WRITTEN BY ALICIA HOPE
Federal Reserve Chairman Jerome Powell warned Americans of expected pain as the agency forcefully deals with inflation.
Jerome said that higher interest rates would persist for some time as prematurely loosening policy was a dangerous move.
No quick solution for inflation; expect some pain.
“While higher interest rates, slower growth, and softer labor market conditions will bring down inflation, they will also bring some pain to households and businesses,” he stated. “These are the unfortunate costs of reducing inflation. But a failure to restore price stability would mean far greater pain.”
The fed’s statement comes after inflation stagnated near the peak in four decades while interest rates witnessed a cumulative increase of 2.25% in 2022.

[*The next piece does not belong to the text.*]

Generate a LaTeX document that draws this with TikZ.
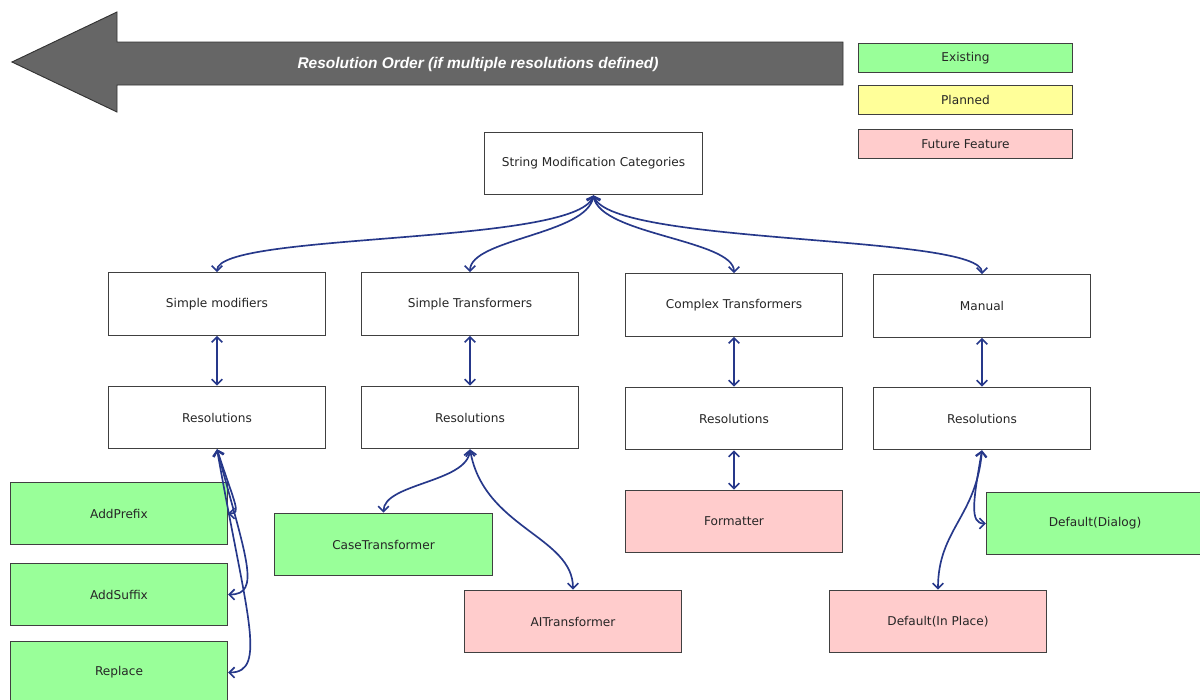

Powell wants to avoid “draconian” interest rate hikes like those witnessed in the 1970s under then-Fed Chairman Paul Volcker. He attributes such drastic measures to the fed’s failure to act firmly and tame inflation.
However, the Federal Reserve has modest goals of reducing inflation. The agency plans to maintain inflation at a long-term goal of 2%, a far cry from the pre-Biden levels of 1.2% in 2020.
Although inflation seems to have peaked after reaching record levels, there is little hope of subsiding this year.
According to the Bureau of Labor Statistics, the consumer price index increased by 8.5% in July 2022. This increase was despite a 4.6% reduction in energy prices, including a 7.7% fall in gasoline prices.
However, the fed chair indicated that maintaining price stability was equally important for the government agency.
In his brief speech, Powell failed to explain how the Federal Reserve intends to address the increase in prices of commodities.
The Federal Reserve chairman says a recession is inevitable.
The U.S. economy also witnessed a negative growth rate suggesting a recession was on the way. Powell indicated that recession was inevitable. Thus, American households must tame their expectations.
He suggested that addressing inflation at the expense of economic growth was the most appropriate course of action.
However, Powel believes that the U.S. economy is strong despite signs of early signs of a recession marked by negative economic growth.